* Work to do *
Please return nothing but the lines between the line holding "Recreate this image" and the line holding "const loaA = [7.4, -13.4];", both ends included, without the pictures.

------ Input data ------

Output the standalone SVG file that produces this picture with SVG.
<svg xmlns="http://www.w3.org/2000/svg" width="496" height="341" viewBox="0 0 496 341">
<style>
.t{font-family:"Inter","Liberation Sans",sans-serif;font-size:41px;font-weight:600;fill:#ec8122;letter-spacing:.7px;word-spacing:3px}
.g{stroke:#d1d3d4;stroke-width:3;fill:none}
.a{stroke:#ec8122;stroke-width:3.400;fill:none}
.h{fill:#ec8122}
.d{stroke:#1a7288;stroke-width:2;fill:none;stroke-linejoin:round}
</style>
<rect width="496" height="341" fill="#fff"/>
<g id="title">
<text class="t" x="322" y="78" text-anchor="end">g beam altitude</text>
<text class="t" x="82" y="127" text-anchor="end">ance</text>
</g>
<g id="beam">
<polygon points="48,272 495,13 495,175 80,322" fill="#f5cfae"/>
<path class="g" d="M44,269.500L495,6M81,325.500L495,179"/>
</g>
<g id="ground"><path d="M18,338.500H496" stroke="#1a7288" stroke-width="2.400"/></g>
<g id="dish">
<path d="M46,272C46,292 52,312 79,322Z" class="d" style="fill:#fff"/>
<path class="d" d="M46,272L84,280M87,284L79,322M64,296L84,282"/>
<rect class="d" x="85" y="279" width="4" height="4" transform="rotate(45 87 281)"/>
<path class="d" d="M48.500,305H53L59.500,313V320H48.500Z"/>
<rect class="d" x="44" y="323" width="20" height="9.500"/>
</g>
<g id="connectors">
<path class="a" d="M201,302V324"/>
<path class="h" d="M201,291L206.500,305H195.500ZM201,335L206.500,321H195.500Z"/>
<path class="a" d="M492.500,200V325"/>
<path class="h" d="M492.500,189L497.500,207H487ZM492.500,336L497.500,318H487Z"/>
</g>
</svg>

------
------ Input data ------

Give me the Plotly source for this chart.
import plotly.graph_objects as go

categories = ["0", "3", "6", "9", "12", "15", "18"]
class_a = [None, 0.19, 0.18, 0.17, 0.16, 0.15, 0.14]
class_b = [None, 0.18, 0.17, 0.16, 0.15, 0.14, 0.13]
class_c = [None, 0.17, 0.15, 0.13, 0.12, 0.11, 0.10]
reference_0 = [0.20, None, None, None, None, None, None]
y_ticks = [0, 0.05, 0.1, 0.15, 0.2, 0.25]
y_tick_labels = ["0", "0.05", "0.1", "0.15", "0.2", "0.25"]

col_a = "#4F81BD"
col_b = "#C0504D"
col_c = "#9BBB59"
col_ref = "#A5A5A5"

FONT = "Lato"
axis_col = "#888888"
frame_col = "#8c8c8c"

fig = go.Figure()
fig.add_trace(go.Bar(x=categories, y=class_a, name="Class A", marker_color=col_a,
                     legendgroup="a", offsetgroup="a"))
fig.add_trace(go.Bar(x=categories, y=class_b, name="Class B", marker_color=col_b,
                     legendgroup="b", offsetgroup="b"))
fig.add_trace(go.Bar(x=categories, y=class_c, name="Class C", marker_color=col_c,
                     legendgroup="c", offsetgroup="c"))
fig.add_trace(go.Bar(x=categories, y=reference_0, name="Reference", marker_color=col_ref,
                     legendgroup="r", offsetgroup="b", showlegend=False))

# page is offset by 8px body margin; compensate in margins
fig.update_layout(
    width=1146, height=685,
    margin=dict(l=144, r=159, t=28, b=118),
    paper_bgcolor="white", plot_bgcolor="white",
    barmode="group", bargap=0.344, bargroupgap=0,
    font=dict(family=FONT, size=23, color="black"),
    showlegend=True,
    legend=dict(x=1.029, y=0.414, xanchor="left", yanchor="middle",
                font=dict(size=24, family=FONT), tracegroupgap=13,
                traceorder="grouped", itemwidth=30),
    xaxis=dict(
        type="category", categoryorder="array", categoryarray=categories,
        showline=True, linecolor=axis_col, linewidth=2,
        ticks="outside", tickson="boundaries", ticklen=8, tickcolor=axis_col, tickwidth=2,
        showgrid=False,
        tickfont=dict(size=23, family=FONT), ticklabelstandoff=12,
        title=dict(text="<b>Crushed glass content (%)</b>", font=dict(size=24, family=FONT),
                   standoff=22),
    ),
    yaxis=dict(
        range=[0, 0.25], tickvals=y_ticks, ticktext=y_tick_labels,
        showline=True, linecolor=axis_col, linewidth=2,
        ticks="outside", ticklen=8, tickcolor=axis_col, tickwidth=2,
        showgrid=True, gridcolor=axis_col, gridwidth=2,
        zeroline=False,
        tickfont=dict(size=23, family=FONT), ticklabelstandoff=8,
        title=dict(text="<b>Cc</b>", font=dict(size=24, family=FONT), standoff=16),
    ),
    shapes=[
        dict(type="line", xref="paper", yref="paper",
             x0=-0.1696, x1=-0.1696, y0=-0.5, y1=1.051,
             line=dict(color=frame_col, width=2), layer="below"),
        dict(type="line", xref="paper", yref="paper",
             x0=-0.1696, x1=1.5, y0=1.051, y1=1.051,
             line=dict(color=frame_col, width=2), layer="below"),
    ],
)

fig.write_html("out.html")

------
------ Input data ------

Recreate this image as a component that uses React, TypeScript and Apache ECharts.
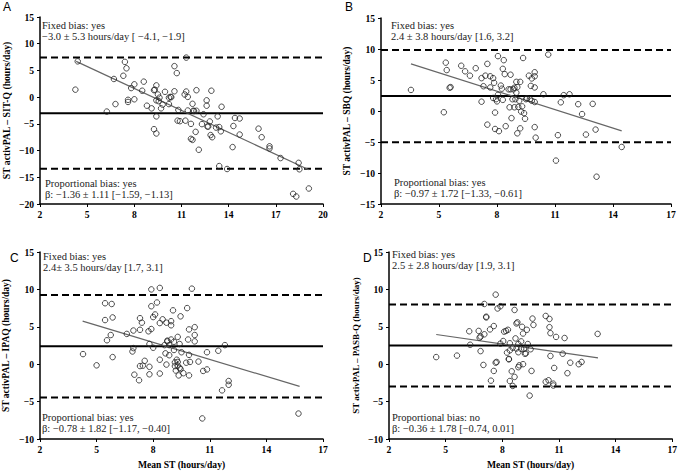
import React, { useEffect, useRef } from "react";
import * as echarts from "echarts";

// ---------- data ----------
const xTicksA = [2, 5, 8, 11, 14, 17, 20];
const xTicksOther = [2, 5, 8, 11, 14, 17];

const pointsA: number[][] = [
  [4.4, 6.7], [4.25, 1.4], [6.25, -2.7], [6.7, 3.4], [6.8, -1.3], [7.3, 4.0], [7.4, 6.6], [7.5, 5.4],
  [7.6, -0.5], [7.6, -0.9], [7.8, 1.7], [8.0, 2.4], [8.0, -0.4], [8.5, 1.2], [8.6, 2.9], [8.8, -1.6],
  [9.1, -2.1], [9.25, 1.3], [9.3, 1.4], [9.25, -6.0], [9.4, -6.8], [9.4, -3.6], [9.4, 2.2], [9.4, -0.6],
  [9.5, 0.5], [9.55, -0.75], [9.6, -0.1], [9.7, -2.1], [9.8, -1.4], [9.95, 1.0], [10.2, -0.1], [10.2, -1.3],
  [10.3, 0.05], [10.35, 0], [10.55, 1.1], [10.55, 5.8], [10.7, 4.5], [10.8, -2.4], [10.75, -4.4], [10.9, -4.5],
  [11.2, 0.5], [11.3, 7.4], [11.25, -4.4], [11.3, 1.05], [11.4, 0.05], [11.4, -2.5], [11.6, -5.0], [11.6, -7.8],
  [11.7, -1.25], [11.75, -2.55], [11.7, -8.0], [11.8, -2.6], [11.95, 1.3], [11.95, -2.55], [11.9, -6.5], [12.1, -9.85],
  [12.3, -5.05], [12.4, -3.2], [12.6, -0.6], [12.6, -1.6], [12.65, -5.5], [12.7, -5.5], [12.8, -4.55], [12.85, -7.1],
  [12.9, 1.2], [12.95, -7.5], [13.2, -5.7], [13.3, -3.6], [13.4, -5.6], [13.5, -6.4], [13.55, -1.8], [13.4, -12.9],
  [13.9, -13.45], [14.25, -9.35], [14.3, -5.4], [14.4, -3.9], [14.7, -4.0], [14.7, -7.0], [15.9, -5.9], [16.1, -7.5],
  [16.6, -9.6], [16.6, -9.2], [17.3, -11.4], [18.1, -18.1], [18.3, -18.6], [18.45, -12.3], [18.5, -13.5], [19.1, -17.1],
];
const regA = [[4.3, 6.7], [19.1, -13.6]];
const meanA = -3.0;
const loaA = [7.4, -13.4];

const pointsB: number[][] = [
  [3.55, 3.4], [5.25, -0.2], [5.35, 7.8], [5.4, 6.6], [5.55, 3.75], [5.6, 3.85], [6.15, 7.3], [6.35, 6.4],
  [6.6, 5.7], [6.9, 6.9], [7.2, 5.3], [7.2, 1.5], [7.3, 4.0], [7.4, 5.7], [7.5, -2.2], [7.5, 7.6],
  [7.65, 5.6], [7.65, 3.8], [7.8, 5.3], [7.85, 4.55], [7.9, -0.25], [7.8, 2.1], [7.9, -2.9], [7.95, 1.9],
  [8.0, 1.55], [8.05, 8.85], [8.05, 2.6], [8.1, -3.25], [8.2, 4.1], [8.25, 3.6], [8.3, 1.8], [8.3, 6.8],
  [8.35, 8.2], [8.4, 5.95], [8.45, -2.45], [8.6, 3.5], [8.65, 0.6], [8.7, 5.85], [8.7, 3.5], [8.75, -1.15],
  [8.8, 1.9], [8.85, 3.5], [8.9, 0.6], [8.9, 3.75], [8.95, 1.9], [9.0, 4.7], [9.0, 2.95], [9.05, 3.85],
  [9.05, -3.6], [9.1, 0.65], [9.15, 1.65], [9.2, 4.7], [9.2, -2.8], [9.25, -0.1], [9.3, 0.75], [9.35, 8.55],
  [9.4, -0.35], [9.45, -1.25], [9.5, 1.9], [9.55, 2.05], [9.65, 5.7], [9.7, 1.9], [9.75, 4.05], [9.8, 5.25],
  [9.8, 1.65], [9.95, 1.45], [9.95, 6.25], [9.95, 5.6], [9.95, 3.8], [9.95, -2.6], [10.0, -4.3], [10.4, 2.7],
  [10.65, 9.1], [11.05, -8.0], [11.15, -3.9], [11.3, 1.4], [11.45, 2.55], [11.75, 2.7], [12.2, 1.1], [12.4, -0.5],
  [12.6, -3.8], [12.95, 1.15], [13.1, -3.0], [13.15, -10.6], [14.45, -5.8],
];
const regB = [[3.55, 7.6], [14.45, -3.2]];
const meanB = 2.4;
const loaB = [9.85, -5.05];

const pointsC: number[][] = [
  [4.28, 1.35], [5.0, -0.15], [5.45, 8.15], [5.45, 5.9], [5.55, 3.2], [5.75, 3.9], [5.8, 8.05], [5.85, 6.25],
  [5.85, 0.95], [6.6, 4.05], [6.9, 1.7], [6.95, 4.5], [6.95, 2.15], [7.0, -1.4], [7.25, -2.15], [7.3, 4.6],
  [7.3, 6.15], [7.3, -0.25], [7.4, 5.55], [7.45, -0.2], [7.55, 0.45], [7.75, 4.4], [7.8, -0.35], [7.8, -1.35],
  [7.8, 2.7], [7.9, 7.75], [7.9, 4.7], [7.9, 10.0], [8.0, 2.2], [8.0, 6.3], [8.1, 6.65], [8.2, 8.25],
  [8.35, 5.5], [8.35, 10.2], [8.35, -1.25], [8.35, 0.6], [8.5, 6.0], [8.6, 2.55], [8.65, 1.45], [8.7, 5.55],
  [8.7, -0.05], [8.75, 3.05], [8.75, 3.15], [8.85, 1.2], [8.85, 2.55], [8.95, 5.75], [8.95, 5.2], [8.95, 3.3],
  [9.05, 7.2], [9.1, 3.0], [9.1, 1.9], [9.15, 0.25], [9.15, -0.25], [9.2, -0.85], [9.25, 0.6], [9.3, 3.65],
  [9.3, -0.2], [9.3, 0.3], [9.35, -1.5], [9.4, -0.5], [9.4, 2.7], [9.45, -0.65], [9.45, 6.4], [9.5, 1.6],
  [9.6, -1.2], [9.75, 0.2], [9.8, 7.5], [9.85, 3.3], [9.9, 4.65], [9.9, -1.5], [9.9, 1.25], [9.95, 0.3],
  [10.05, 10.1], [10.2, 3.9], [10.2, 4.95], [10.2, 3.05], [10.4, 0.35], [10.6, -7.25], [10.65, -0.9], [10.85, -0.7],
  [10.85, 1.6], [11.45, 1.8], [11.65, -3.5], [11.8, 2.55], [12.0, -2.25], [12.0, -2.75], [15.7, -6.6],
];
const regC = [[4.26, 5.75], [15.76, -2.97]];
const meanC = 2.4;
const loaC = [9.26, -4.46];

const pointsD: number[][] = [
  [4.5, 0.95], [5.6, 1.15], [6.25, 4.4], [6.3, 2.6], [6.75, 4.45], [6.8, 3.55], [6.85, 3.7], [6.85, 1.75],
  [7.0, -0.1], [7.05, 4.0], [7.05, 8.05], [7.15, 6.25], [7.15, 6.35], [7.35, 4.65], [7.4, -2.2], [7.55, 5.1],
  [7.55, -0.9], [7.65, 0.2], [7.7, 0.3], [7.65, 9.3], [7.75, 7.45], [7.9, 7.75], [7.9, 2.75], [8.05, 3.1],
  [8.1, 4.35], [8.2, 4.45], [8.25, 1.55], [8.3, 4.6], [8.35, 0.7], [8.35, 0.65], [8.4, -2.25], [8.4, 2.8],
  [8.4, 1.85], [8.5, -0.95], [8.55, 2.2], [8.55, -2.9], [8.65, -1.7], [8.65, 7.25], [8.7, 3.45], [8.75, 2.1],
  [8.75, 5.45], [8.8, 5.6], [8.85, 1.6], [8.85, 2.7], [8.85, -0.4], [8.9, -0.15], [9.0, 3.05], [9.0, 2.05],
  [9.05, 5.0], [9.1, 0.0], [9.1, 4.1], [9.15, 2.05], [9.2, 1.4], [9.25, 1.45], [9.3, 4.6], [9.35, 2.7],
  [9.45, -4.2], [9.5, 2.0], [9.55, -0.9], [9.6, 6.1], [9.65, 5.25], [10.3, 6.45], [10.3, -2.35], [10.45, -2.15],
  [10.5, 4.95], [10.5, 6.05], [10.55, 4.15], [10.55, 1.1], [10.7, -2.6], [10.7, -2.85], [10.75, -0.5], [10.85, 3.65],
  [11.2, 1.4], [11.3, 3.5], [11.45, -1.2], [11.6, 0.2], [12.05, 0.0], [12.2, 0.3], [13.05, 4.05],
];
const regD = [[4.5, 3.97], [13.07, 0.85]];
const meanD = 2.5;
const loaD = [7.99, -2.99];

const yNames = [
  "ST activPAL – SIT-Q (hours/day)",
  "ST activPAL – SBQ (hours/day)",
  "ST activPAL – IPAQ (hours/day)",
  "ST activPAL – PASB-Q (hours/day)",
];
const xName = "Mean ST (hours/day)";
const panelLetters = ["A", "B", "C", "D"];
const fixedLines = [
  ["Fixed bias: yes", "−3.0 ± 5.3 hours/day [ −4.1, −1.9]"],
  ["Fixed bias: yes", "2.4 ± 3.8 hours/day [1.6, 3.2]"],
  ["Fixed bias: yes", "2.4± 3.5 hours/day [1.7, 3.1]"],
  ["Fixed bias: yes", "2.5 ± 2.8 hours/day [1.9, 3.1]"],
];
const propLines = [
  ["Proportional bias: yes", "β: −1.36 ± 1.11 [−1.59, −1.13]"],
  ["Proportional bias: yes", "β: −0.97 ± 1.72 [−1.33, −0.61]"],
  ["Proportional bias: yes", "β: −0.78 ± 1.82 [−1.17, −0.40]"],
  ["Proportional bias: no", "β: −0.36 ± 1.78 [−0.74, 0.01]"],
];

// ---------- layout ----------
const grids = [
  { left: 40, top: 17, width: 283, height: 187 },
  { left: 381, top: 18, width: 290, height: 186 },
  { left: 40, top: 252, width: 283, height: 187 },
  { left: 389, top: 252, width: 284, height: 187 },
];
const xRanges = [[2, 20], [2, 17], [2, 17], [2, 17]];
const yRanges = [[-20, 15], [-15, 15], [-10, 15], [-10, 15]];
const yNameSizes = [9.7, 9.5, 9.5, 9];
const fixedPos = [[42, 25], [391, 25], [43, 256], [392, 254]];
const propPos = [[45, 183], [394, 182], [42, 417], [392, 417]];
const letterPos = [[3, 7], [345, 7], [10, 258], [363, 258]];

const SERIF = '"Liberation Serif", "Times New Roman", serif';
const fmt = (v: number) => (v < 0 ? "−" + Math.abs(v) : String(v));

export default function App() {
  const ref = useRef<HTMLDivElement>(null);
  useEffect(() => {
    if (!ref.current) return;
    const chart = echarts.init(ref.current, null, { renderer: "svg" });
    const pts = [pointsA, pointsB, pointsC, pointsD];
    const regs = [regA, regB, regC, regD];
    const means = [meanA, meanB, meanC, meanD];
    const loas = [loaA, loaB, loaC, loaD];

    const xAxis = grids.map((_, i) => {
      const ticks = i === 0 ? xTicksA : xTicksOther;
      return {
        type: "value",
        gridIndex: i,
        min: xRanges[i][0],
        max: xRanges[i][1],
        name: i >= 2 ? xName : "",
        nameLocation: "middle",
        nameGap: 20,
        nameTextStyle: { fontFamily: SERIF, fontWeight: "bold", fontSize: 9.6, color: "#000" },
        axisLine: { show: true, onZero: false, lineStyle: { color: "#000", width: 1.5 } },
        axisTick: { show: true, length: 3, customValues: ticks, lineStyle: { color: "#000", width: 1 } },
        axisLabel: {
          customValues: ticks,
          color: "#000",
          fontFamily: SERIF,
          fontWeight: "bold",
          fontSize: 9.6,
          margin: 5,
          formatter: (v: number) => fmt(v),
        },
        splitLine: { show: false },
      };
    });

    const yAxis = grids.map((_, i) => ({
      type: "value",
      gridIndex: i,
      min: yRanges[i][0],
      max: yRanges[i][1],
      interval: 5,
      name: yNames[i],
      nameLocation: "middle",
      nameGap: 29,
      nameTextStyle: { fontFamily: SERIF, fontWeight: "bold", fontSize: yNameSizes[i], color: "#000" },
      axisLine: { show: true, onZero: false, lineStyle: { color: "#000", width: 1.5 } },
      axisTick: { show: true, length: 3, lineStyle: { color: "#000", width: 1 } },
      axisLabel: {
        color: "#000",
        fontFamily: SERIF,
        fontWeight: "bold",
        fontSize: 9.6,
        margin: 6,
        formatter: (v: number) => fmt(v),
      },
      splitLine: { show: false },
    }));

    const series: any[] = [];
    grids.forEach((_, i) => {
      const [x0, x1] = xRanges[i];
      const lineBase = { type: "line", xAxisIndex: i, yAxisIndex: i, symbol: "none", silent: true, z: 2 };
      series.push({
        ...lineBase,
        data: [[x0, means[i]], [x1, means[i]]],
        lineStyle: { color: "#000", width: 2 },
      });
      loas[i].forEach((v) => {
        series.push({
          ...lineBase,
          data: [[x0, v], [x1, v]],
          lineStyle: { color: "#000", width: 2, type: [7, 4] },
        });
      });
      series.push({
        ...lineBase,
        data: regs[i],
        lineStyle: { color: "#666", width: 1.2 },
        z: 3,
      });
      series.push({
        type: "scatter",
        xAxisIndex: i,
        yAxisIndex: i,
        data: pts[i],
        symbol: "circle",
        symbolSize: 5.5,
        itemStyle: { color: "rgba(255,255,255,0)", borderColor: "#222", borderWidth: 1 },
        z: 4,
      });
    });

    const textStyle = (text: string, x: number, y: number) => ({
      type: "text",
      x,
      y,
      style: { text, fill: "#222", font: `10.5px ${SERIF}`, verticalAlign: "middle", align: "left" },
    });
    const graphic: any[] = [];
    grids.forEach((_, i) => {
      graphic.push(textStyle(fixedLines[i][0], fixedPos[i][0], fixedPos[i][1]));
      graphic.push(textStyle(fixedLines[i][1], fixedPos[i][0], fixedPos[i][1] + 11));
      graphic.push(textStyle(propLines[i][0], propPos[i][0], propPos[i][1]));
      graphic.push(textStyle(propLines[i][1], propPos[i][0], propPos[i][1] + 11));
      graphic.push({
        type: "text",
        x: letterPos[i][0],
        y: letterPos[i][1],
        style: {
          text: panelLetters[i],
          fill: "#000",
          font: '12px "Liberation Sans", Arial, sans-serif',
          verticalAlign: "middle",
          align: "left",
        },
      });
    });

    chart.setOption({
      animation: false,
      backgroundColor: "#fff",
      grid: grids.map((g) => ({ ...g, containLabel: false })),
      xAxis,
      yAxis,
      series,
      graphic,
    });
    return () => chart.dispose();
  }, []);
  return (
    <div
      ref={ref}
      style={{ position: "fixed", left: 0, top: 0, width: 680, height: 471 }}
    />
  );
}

------

* Written solution *
Recreate this image as a component that uses React, TypeScript and Apache ECharts.
import React, { useEffect, useRef } from "react";
import * as echarts from "echarts";

// ---------- data ----------
const xTicksA = [2, 5, 8, 11, 14, 17, 20];
const xTicksOther = [2, 5, 8, 11, 14, 17];

const pointsA: number[][] = [
  [4.4, 6.7], [4.25, 1.4], [6.25, -2.7], [6.7, 3.4], [6.8, -1.3], [7.3, 4.0], [7.4, 6.6], [7.5, 5.4],
  [7.6, -0.5], [7.6, -0.9], [7.8, 1.7], [8.0, 2.4], [8.0, -0.4], [8.5, 1.2], [8.6, 2.9], [8.8, -1.6],
  [9.1, -2.1], [9.25, 1.3], [9.3, 1.4], [9.25, -6.0], [9.4, -6.8], [9.4, -3.6], [9.4, 2.2], [9.4, -0.6],
  [9.5, 0.5], [9.55, -0.75], [9.6, -0.1], [9.7, -2.1], [9.8, -1.4], [9.95, 1.0], [10.2, -0.1], [10.2, -1.3],
  [10.3, 0.05], [10.35, 0], [10.55, 1.1], [10.55, 5.8], [10.7, 4.5], [10.8, -2.4], [10.75, -4.4], [10.9, -4.5],
  [11.2, 0.5], [11.3, 7.4], [11.25, -4.4], [11.3, 1.05], [11.4, 0.05], [11.4, -2.5], [11.6, -5.0], [11.6, -7.8],
  [11.7, -1.25], [11.75, -2.55], [11.7, -8.0], [11.8, -2.6], [11.95, 1.3], [11.95, -2.55], [11.9, -6.5], [12.1, -9.85],
  [12.3, -5.05], [12.4, -3.2], [12.6, -0.6], [12.6, -1.6], [12.65, -5.5], [12.7, -5.5], [12.8, -4.55], [12.85, -7.1],
  [12.9, 1.2], [12.95, -7.5], [13.2, -5.7], [13.3, -3.6], [13.4, -5.6], [13.5, -6.4], [13.55, -1.8], [13.4, -12.9],
  [13.9, -13.45], [14.25, -9.35], [14.3, -5.4], [14.4, -3.9], [14.7, -4.0], [14.7, -7.0], [15.9, -5.9], [16.1, -7.5],
  [16.6, -9.6], [16.6, -9.2], [17.3, -11.4], [18.1, -18.1], [18.3, -18.6], [18.45, -12.3], [18.5, -13.5], [19.1, -17.1],
];
const regA = [[4.3, 6.7], [19.1, -13.6]];
const meanA = -3.0;
const loaA = [7.4, -13.4];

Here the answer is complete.